Best Practices for Robust Data Modeling 🛡️

To ensure long-term maintainability and performance, adhere to these principles when designing your ERDs.

  • Understand the Domain: Start with the business requirements. Do not model data that does not support a specific use case.
  • Choose the Right Tool: Select the database type based on data relationships, not just trends. Use graphs for complex networks, documents for content, and SQL for transactions.
  • Document Relationships Explicitly: Clearly label cardinality on the diagram. Ambiguity leads to implementation errors.
  • Plan for Growth: Consider how the data volume will scale. Will an embedded array become too large? Will a junction table become a bottleneck?
  • Iterate the Design: ERDs are not static. Refine them as the application evolves and new constraints are discovered.
  • Validate at the Application Layer: Especially in NoSQL, implement validation logic to ensure data integrity since the database may not enforce it.
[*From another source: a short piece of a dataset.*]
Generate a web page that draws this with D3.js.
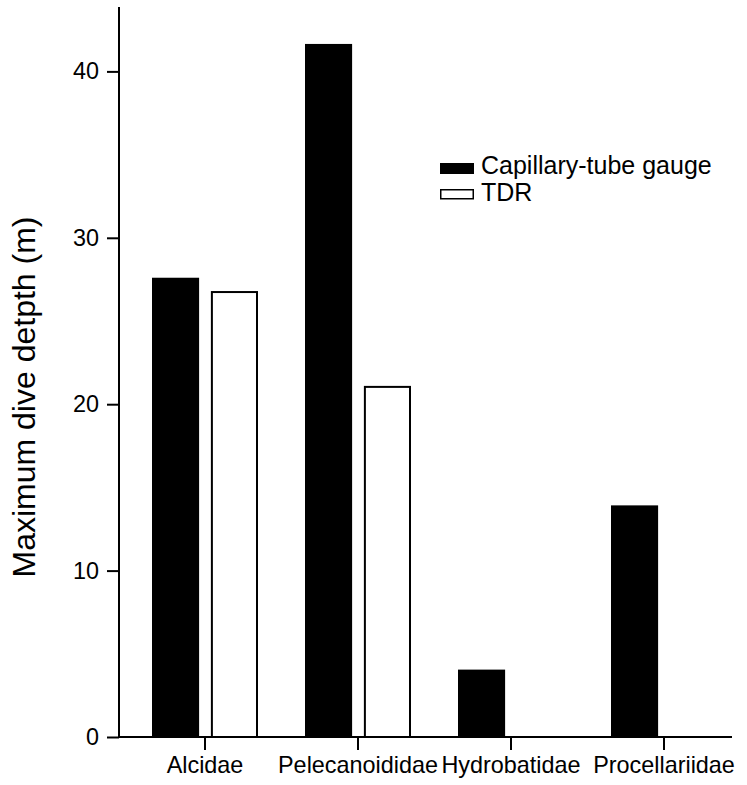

Conclusion on Modeling Semantics 📝

The semantics of an Entity Relationship Diagram are not universal; they adapt to the underlying storage technology. In relational systems, the ERD is a contract enforced by the database engine. In NoSQL systems, it is a pattern guide for the application layer. Understanding these distinctions allows architects to design systems that are both scalable and consistent.

By carefully analyzing cardinality, choosing the appropriate storage model, and anticipating future changes, teams can build data layers that support complex business logic without compromising performance. The key lies in aligning the logical model with the physical capabilities of the chosen environment.

Whether working with tables, documents, or graphs, the core principles of identifying entities and defining their connections remain constant. A clear ERD serves as the foundation for reliable software architecture, bridging the gap between business requirements and technical implementation.